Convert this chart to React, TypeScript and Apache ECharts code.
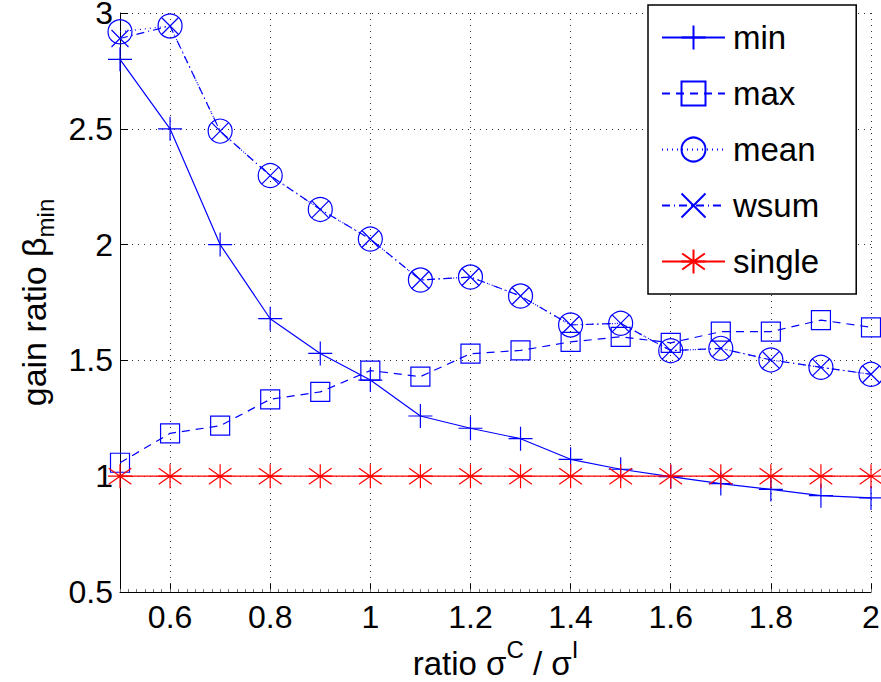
import React, { useEffect, useRef } from 'react';
import * as echarts from 'echarts';

const xValues = [0.5, 0.6, 0.7, 0.8, 0.9, 1.0, 1.1, 1.2, 1.3, 1.4, 1.5, 1.6, 1.7, 1.8, 1.9, 2.0];
const minValues = [2.8, 2.5, 2.0, 1.68, 1.53, 1.415, 1.26, 1.207, 1.162, 1.073, 1.03, 0.998, 0.968, 0.943, 0.916, 0.906];
const maxValues = [1.058, 1.185, 1.218, 1.332, 1.364, 1.456, 1.43, 1.529, 1.543, 1.58, 1.602, 1.576, 1.624, 1.624, 1.674, 1.643];
const meanValues = [2.919, 2.944, 2.49, 2.298, 2.152, 2.024, 1.847, 1.86, 1.778, 1.653, 1.66, 1.542, 1.552, 1.502, 1.47, 1.44];
const wsumValues = [2.89, 2.944, 2.49, 2.298, 2.152, 2.024, 1.847, 1.86, 1.778, 1.653, 1.66, 1.542, 1.552, 1.502, 1.47, 1.44];
const singleValues = [1, 1, 1, 1, 1, 1, 1, 1, 1, 1, 1, 1, 1, 1, 1, 1];
const xTickValues = [0.6, 0.8, 1.0, 1.2, 1.4, 1.6, 1.8, 2.0];
const seriesNames = ['min', 'max', 'mean', 'wsum', 'single'];

const FONT = '"Liberation Sans", Arial, Helvetica, sans-serif';
const BLUE = '#0000ff';
const RED = '#ff0000';

const PLUS = 'path://M0,12L24,12M12,0L12,24';
const CROSS = 'path://M0,0L24,24M24,0L0,24';
const STAR = 'path://M12,0L12,24M3,12L21,12M3.5,4L20.5,20M20.5,4L3.5,20';

function pairs(ys: number[]) {
  return xValues.map((x, i) => [x, ys[i]]);
}

function mkSeries(name: string, ys: number[], symbol: string, size: number, color: string, lineType: any) {
  return {
    name,
    type: 'line',
    data: pairs(ys),
    symbol,
    symbolSize: size,
    showAllSymbol: true,
    lineStyle: { color, width: 1.2, type: lineType },
    itemStyle: { color: 'rgba(0,0,0,0)', borderColor: color, borderWidth: 1.2 },
    emphasis: { disabled: true },
    z: 3,
  };
}

export default function App() {
  const ref = useRef<HTMLDivElement>(null);
  useEffect(() => {
    if (!ref.current) return;
    const chart = echarts.init(ref.current, undefined, { renderer: 'svg' });
    const option: any = {
      animation: false,
      backgroundColor: '#ffffff',
      textStyle: { fontFamily: FONT },
      grid: { left: 120, right: 10, top: 13, bottom: 90, containLabel: false, outerBoundsMode: 'none' },
      legend: {
        orient: 'vertical',
        left: 648,
        top: 5,
        data: seriesNames,
        itemWidth: 63,
        itemHeight: 30,
        itemGap: 23,
        padding: [16, 37, 16, 13],
        backgroundColor: '#ffffff',
        borderColor: '#000000',
        borderWidth: 1.5,
        selectedMode: false,
        textStyle: { fontFamily: FONT, fontSize: 33, lineHeight: 33, color: '#000', padding: [0, 0, 0, 3] },
        z: 10,
      },
      xAxis: [
        {
          type: 'value',
          min: 0.5,
          max: 2,
          name: '{m|ratio σ}{s|C}{m| / σ}{s|I}',
          nameLocation: 'middle',
          nameGap: 38,
          nameTextStyle: {
            rich: {
              m: { fontFamily: FONT, fontSize: 33, lineHeight: 33, verticalAlign: 'bottom', color: '#000' },
              s: { fontFamily: FONT, fontSize: 24, lineHeight: 24, verticalAlign: 'bottom', padding: [0, 0, 18, 0], color: '#000' },
            },
          },
          axisLine: { show: true, onZero: false, lineStyle: { color: '#000', width: 1 } },
          axisTick: { show: true, inside: true, length: 8, customValues: xTickValues, lineStyle: { color: '#000' } },
          axisLabel: {
            show: true,
            customValues: xTickValues,
            margin: 9,
            fontSize: 32,
            lineHeight: 32,
            color: '#000',
            fontFamily: FONT,
          },
          splitLine: { show: true, lineStyle: { color: '#333', type: [1, 5], width: 1 } },
        },
        {
          type: 'value',
          min: 0,
          max: 90,
          interval: 1,
          position: 'bottom',
          axisLine: { show: false },
          axisTick: { show: true, inside: true, length: 3, lineStyle: { color: '#777' } },
          axisLabel: { show: false },
          splitLine: { show: false },
        },
      ],
      yAxis: {
        type: 'value',
        min: 0.5,
        max: 3,
        interval: 0.5,
        name: '{m|gain ratio β}{s|min}',
        nameLocation: 'middle',
        nameGap: 65,
        nameRotate: 90,
        nameTextStyle: {
          rich: {
            m: { fontFamily: FONT, fontSize: 34, lineHeight: 34, verticalAlign: 'top', color: '#000' },
            s: { fontFamily: FONT, fontSize: 24, lineHeight: 24, verticalAlign: 'top', padding: [17, 0, 0, 0], color: '#000' },
          },
        },
        axisLine: { show: true, onZero: false, lineStyle: { color: '#000', width: 1 } },
        axisTick: { show: true, inside: true, length: 8, lineStyle: { color: '#000' } },
        axisLabel: { margin: 7, fontSize: 32, color: '#000', fontFamily: FONT },
        splitLine: { show: true, lineStyle: { color: '#333', type: [1, 5], width: 1 } },
      },
      series: [
        mkSeries('min', minValues, PLUS, 24, BLUE, 'solid'),
        mkSeries('max', maxValues, 'rect', 19, BLUE, [8, 6]),
        mkSeries('mean', meanValues, 'circle', 24, BLUE, [1, 4]),
        mkSeries('wsum', wsumValues, CROSS, 17, BLUE, [8, 4, 1, 4]),
        mkSeries('single', singleValues, STAR, 24, RED, 'solid'),
      ],
    };
    chart.setOption(option);
    return () => chart.dispose();
  }, []);
  return (
    <div
      ref={ref}
      style={{ position: 'fixed', left: 0, top: 0, width: 881, height: 682, background: '#fff' }}
    />
  );
}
---------------
[WRITTEN TASK]
Print the complete listing exactly, apart from any pictures.

[WORKED ANSWER]
Convert this chart to React, TypeScript and Apache ECharts code.
import React, { useEffect, useRef } from 'react';
import * as echarts from 'echarts';

const xValues = [0.5, 0.6, 0.7, 0.8, 0.9, 1.0, 1.1, 1.2, 1.3, 1.4, 1.5, 1.6, 1.7, 1.8, 1.9, 2.0];
const minValues = [2.8, 2.5, 2.0, 1.68, 1.53, 1.415, 1.26, 1.207, 1.162, 1.073, 1.03, 0.998, 0.968, 0.943, 0.916, 0.906];
const maxValues = [1.058, 1.185, 1.218, 1.332, 1.364, 1.456, 1.43, 1.529, 1.543, 1.58, 1.602, 1.576, 1.624, 1.624, 1.674, 1.643];
const meanValues = [2.919, 2.944, 2.49, 2.298, 2.152, 2.024, 1.847, 1.86, 1.778, 1.653, 1.66, 1.542, 1.552, 1.502, 1.47, 1.44];
const wsumValues = [2.89, 2.944, 2.49, 2.298, 2.152, 2.024, 1.847, 1.86, 1.778, 1.653, 1.66, 1.542, 1.552, 1.502, 1.47, 1.44];
const singleValues = [1, 1, 1, 1, 1, 1, 1, 1, 1, 1, 1, 1, 1, 1, 1, 1];
const xTickValues = [0.6, 0.8, 1.0, 1.2, 1.4, 1.6, 1.8, 2.0];
const seriesNames = ['min', 'max', 'mean', 'wsum', 'single'];

const FONT = '"Liberation Sans", Arial, Helvetica, sans-serif';
const BLUE = '#0000ff';
const RED = '#ff0000';

const PLUS = 'path://M0,12L24,12M12,0L12,24';
const CROSS = 'path://M0,0L24,24M24,0L0,24';
const STAR = 'path://M12,0L12,24M3,12L21,12M3.5,4L20.5,20M20.5,4L3.5,20';

function pairs(ys: number[]) {
  return xValues.map((x, i) => [x, ys[i]]);
}

function mkSeries(name: string, ys: number[], symbol: string, size: number, color: string, lineType: any) {
  return {
    name,
    type: 'line',
    data: pairs(ys),
    symbol,
    symbolSize: size,
    showAllSymbol: true,
    lineStyle: { color, width: 1.2, type: lineType },
    itemStyle: { color: 'rgba(0,0,0,0)', borderColor: color, borderWidth: 1.2 },
    emphasis: { disabled: true },
    z: 3,
  };
}

export default function App() {
  const ref = useRef<HTMLDivElement>(null);
  useEffect(() => {
    if (!ref.current) return;
    const chart = echarts.init(ref.current, undefined, { renderer: 'svg' });
    const option: any = {
      animation: false,
      backgroundColor: '#ffffff',
      textStyle: { fontFamily: FONT },
      grid: { left: 120, right: 10, top: 13, bottom: 90, containLabel: false, outerBoundsMode: 'none' },
      legend: {
        orient: 'vertical',
        left: 648,
        top: 5,
        data: seriesNames,
        itemWidth: 63,
        itemHeight: 30,
        itemGap: 23,
        padding: [16, 37, 16, 13],
        backgroundColor: '#ffffff',
        borderColor: '#000000',
        borderWidth: 1.5,
        selectedMode: false,
        textStyle: { fontFamily: FONT, fontSize: 33, lineHeight: 33, color: '#000', padding: [0, 0, 0, 3] },
        z: 10,
      },
      xAxis: [
        {
          type: 'value',
          min: 0.5,
          max: 2,
          name: '{m|ratio σ}{s|C}{m| / σ}{s|I}',
          nameLocation: 'middle',
          nameGap: 38,
          nameTextStyle: {
            rich: {
              m: { fontFamily: FONT, fontSize: 33, lineHeight: 33, verticalAlign: 'bottom', color: '#000' },
              s: { fontFamily: FONT, fontSize: 24, lineHeight: 24, verticalAlign: 'bottom', padding: [0, 0, 18, 0], color: '#000' },
            },
          },
          axisLine: { show: true, onZero: false, lineStyle: { color: '#000', width: 1 } },
          axisTick: { show: true, inside: true, length: 8, customValues: xTickValues, lineStyle: { color: '#000' } },
          axisLabel: {
            show: true,
            customValues: xTickValues,
            margin: 9,
            fontSize: 32,
            lineHeight: 32,
            color: '#000',
            fontFamily: FONT,
          },
          splitLine: { show: true, lineStyle: { color: '#333', type: [1, 5], width: 1 } },
        },
        {
          type: 'value',
          min: 0,
          max: 90,
          interval: 1,
          position: 'bottom',
          axisLine: { show: false },
          axisTick: { show: true, inside: true, length: 3, lineStyle: { color: '#777' } },
          axisLabel: { show: false },
          splitLine: { show: false },
        },
      ],
      yAxis: {
        type: 'value',
        min: 0.5,
        max: 3,
        interval: 0.5,
        name: '{m|gain ratio β}{s|min}',
        nameLocation: 'middle',
        nameGap: 65,
        nameRotate: 90,
        nameTextStyle: {
          rich: {
            m: { fontFamily: FONT, fontSize: 34, lineHeight: 34, verticalAlign: 'top', color: '#000' },
            s: { fontFamily: FONT, fontSize: 24, lineHeight: 24, verticalAlign: 'top', padding: [17, 0, 0, 0], color: '#000' },
          },
        },
        axisLine: { show: true, onZero: false, lineStyle: { color: '#000', width: 1 } },
        axisTick: { show: true, inside: true, length: 8, lineStyle: { color: '#000' } },
        axisLabel: { margin: 7, fontSize: 32, color: '#000', fontFamily: FONT },
        splitLine: { show: true, lineStyle: { color: '#333', type: [1, 5], width: 1 } },
      },
      series: [
        mkSeries('min', minValues, PLUS, 24, BLUE, 'solid'),
        mkSeries('max', maxValues, 'rect', 19, BLUE, [8, 6]),
        mkSeries('mean', meanValues, 'circle', 24, BLUE, [1, 4]),
        mkSeries('wsum', wsumValues, CROSS, 17, BLUE, [8, 4, 1, 4]),
        mkSeries('single', singleValues, STAR, 24, RED, 'solid'),
      ],
    };
    chart.setOption(option);
    return () => chart.dispose();
  }, []);
  return (
    <div
      ref={ref}
      style={{ position: 'fixed', left: 0, top: 0, width: 881, height: 682, background: '#fff' }}
    />
  );
}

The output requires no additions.